__Stored data__:
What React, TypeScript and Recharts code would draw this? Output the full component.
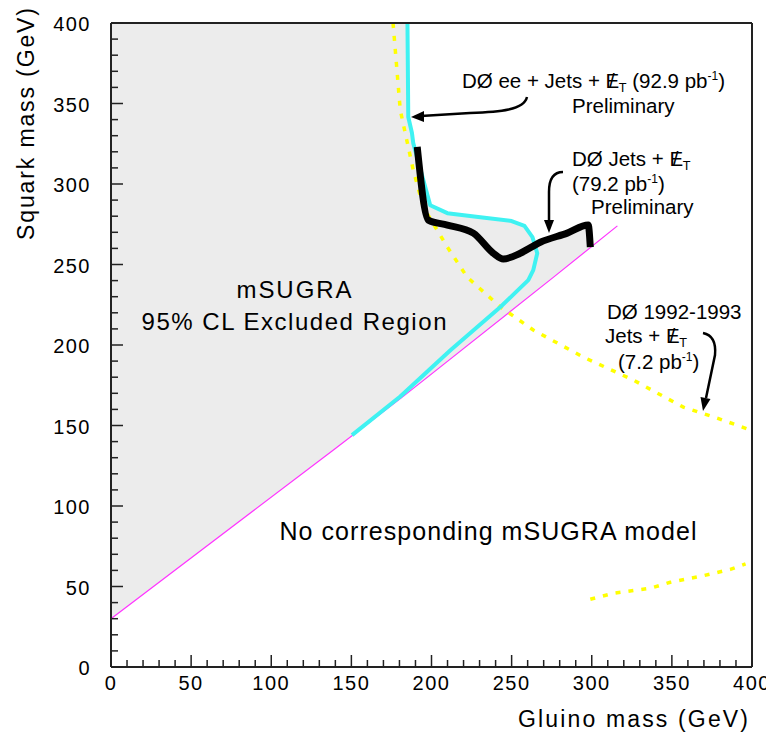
import React from "react";
import { ComposedChart, Area, Line, XAxis, YAxis } from "recharts";

// axis ticks (labelled every 50 GeV, small ticks every 10 GeV)
const majorTicks = [0, 50, 100, 150, 200, 250, 300, 350, 400];
const allTicks = Array.from({ length: 41 }, (_, i) => i * 10);

// "no corresponding mSUGRA model" boundary (magenta)
const magentaX = [0, 139, 181, 276, 316];
const magentaY = [30, 135, 167, 242, 274];

// D0 ee + jets + MET (cyan)
const cyanX = [185, 185.5, 187.8, 188.6, 199.2, 209.9, 230.5, 250, 258, 263, 266, 263.5, 260.4, 243, 219, 211.8, 180.5, 150.4];
const cyanY = [400, 341.6, 331.7, 325.4, 286.8, 281.9, 279.4, 277, 274, 267, 257, 246.5, 240.3, 223.6, 203, 196.7, 168, 144];

// D0 jets + MET 79.2 pb-1 (black)
const blackX = [191.1, 198, 209.9, 226.1, 238.6, 244.8, 255.4, 267.9, 284.7, 297.8, 299.1];
const blackY = [323, 277.6, 274.5, 269.5, 257, 253.4, 257, 263.8, 269.5, 274.5, 260.8];

// D0 1992-1993 jets + MET (yellow dotted)
const yellowX = [176, 180.5, 188.6, 194.9, 209.9, 222.3, 243, 263.5, 294.7, 326, 357.1, 378.3, 399];
const yellowY = [400, 346, 308.7, 285.7, 260.8, 242.1, 223.6, 209.3, 192.5, 178.2, 161.4, 154.6, 147.2];
const yellowLowX = [299.1, 313.5, 336.6, 349, 367.8, 386.5, 396];
const yellowLowY = [42.1, 45.8, 48.9, 52.6, 56.3, 60.6, 64];

// excluded region (gray): lower and upper edge
const grayX = [0, 139, 185, 185.5, 188.6, 199.2, 209.9, 230.5, 250, 258, 263, 264.3, 267.9, 284.7, 297.8, 299.1];
const grayLow = [30, 135, 170.5, 171, 173, 181, 190, 206, 221, 227.5, 231.5, 232.5, 235.5, 249, 259.5, 260.8];
const grayHigh = [400, 400, 400, 341.6, 325.4, 286.8, 281.9, 279.4, 277, 274, 267, 262.3, 263.8, 269.5, 274.5, 260.8];

const toPts = (xs: number[], ys: number[]) => xs.map((x, i) => ({ x, y: ys[i] }));
const grayData = grayX.map((x, i) => ({ x, band: [grayLow[i], grayHigh[i]] }));

const FONT = "'Liberation Sans', Arial, Helvetica, sans-serif";

function makeTick(side: string) {
  return (props: any) => {
    const { x, y, payload } = props;
    const v = payload.value;
    const major = majorTicks.includes(v);
    const len = major ? 12 : 7;
    let tl: any = null;
    let label: any = null;
    if (side === "bottom") {
      tl = <line x1={x} x2={x} y1={y} y2={y - len} stroke="#222" strokeWidth={1.5} />;
      if (major)
        label = (
          <text x={x} y={y + 23} textAnchor="middle" fontSize={20} letterSpacing={1.5} fontFamily={FONT} fill="#000">
            {v}
          </text>
        );
    } else if (side === "top") {
      tl = <line x1={x} x2={x} y1={y} y2={y + len} stroke="#222" strokeWidth={1.5} />;
    } else if (side === "left") {
      tl = <line x1={x} x2={x + len} y1={y} y2={y} stroke="#222" strokeWidth={1.5} />;
      if (major)
        label = (
          <text x={x - 20} y={y + 8} textAnchor="end" fontSize={20} letterSpacing={1.5} fontFamily={FONT} fill="#000">
            {v}
          </text>
        );
    } else {
      tl = <line x1={x} x2={x - len} y1={y} y2={y} stroke="#222" strokeWidth={1.5} />;
    }
    return (
      <g>
        {tl}
        {label}
      </g>
    );
  };
}

// E with slash, subscript T
function MetT({ size }: { size: number }) {
  return (
    <>
      <tspan>E</tspan>
      <tspan dx={-0.5 * size}>/</tspan>
      <tspan dx={0.2 * size} dy={4} fontSize={size * 0.62}>T</tspan>
      <tspan dy={-4}> </tspan>
    </>
  );
}

function PbInv({ lumi }: { lumi: string }) {
  return (
    <>
      ({lumi} pb
      <tspan dy={-8} fontSize={12}>-1</tspan>
      <tspan dy={8}>)</tspan>
    </>
  );
}

function Annotations() {
  const t = { fontFamily: FONT, fontSize: 20.5, fill: "#000" };
  return (
    <svg width={774} height={737} style={{ position: "absolute", left: 0, top: 0, pointerEvents: "none" }}>
      {/* axis titles */}
      <text x={748} y={727} textAnchor="end" fontFamily={FONT} fontSize={23} textLength={230} fill="#000">
        Gluino mass (GeV)
      </text>
      <text transform="translate(34,124) rotate(-90)" textAnchor="middle" fontFamily={FONT} fontSize={23} textLength={232} fill="#000">
        Squark mass (GeV)
      </text>

      {/* region labels */}
      <text x={294} y={298} textAnchor="middle" fontFamily={FONT} fontSize={24} textLength={115} fill="#000">
        mSUGRA
      </text>
      <text x={294} y={330} textAnchor="middle" fontFamily={FONT} fontSize={24} textLength={305} fill="#000">
        95% CL Excluded Region
      </text>
      <text x={488} y={540} textAnchor="middle" fontFamily={FONT} fontSize={25} textLength={417} fill="#000">
        No corresponding mSUGRA model
      </text>

      {/* D0 ee + jets */}
      <text x={462} y={88} {...t}>
        DØ ee + Jets + <MetT size={20.5} /><PbInv lumi="92.9" />
      </text>
      <text x={572} y={113} {...t}>Preliminary</text>
      <path d="M527,97 C524,110 500,112 470,113 L421,116" stroke="#000" strokeWidth={2.5} fill="none" />
      <polygon points="411,117 424,111 424,122" fill="#000" />

      {/* D0 jets */}
      <text x={572} y={166} {...t}>
        DØ Jets + <MetT size={20.5} />
      </text>
      <text x={572} y={191} {...t}><PbInv lumi="79.2" /></text>
      <text x={591} y={214} {...t}>Preliminary</text>
      <path d="M563,172 C553,172 549,180 549,192 L549,222" stroke="#000" strokeWidth={2.5} fill="none" />
      <polygon points="549,233 544,220 554,220" fill="#000" />

      {/* D0 1992-1993 */}
      <text x={607} y={319} {...t}>DØ 1992-1993</text>
      <text x={605} y={343} {...t}>
        Jets + <MetT size={20.5} />
      </text>
      <text x={618} y={369} {...t}><PbInv lumi="7.2" /></text>
      <path d="M703,333 C713,335 716,344 715,355 L706,398" stroke="#000" strokeWidth={2.5} fill="none" />
      <polygon points="703,411 710.5,399 700.5,397" fill="#000" />
    </svg>
  );
}

export default function App() {
  const axisLine = { stroke: "#222", strokeWidth: 2 };
  return (
    <div style={{ position: "relative", width: 774, height: 737, margin: "-8px 0 0 -8px", background: "#fff" }}>
      <ComposedChart width={774} height={737} margin={{ top: 22, right: 21, bottom: 69, left: 110 }}>
        <Area
          data={grayData}
          dataKey="band"
          type="linear"
          fill="#ececec"
          fillOpacity={1}
          stroke="none"
          dot={false}
          activeDot={false}
          isAnimationActive={false}
        />
        <Line data={toPts(magentaX, magentaY)} dataKey="y" type="linear" stroke="#ff33ff" strokeWidth={1.2} dot={false} activeDot={false} isAnimationActive={false} />
        <Line data={toPts(yellowX, yellowY)} dataKey="y" type="linear" stroke="#ffff00" strokeWidth={3.5} strokeDasharray="5 8" dot={false} activeDot={false} isAnimationActive={false} />
        <Line data={toPts(yellowLowX, yellowLowY)} dataKey="y" type="linear" stroke="#ffff00" strokeWidth={3.5} strokeDasharray="5 8" dot={false} activeDot={false} isAnimationActive={false} />
        <Line data={toPts(cyanX, cyanY)} dataKey="y" type="linear" stroke="#3ff2f2" strokeWidth={4} strokeLinejoin="round" dot={false} activeDot={false} isAnimationActive={false} />
        <Line data={toPts(blackX, blackY)} dataKey="y" type="monotoneX" stroke="#000" strokeWidth={7} strokeLinejoin="round" dot={false} activeDot={false} isAnimationActive={false} />

        <XAxis dataKey="x" type="number" domain={[0, 400]} ticks={allTicks} interval={0} height={1} tickSize={0} tickMargin={0} tickLine={false} axisLine={axisLine} tick={makeTick("bottom")} />
        <XAxis xAxisId="top" orientation="top" type="number" domain={[0, 400]} ticks={allTicks} interval={0} height={1} tickSize={0} tickMargin={0} tickLine={false} axisLine={axisLine} tick={makeTick("top")} />
        <YAxis type="number" domain={[0, 400]} ticks={allTicks} interval={0} width={1} tickSize={0} tickMargin={0} tickLine={false} axisLine={axisLine} tick={makeTick("left")} />
        <YAxis yAxisId="right" orientation="right" type="number" domain={[0, 400]} ticks={allTicks} interval={0} width={1} tickSize={0} tickMargin={0} tickLine={false} axisLine={axisLine} tick={makeTick("right")} />
      </ComposedChart>
      <Annotations />
    </div>
  );
}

__Work to be completed__: Pictures are excluded: retype only the lines from the beginning of the listing above through the line with "196.7, 168, 144];", both included.

__Exercise response__:
What React, TypeScript and Recharts code would draw this? Output the full component.
import React from "react";
import { ComposedChart, Area, Line, XAxis, YAxis } from "recharts";

// axis ticks (labelled every 50 GeV, small ticks every 10 GeV)
const majorTicks = [0, 50, 100, 150, 200, 250, 300, 350, 400];
const allTicks = Array.from({ length: 41 }, (_, i) => i * 10);

// "no corresponding mSUGRA model" boundary (magenta)
const magentaX = [0, 139, 181, 276, 316];
const magentaY = [30, 135, 167, 242, 274];

// D0 ee + jets + MET (cyan)
const cyanX = [185, 185.5, 187.8, 188.6, 199.2, 209.9, 230.5, 250, 258, 263, 266, 263.5, 260.4, 243, 219, 211.8, 180.5, 150.4];
const cyanY = [400, 341.6, 331.7, 325.4, 286.8, 281.9, 279.4, 277, 274, 267, 257, 246.5, 240.3, 223.6, 203, 196.7, 168, 144];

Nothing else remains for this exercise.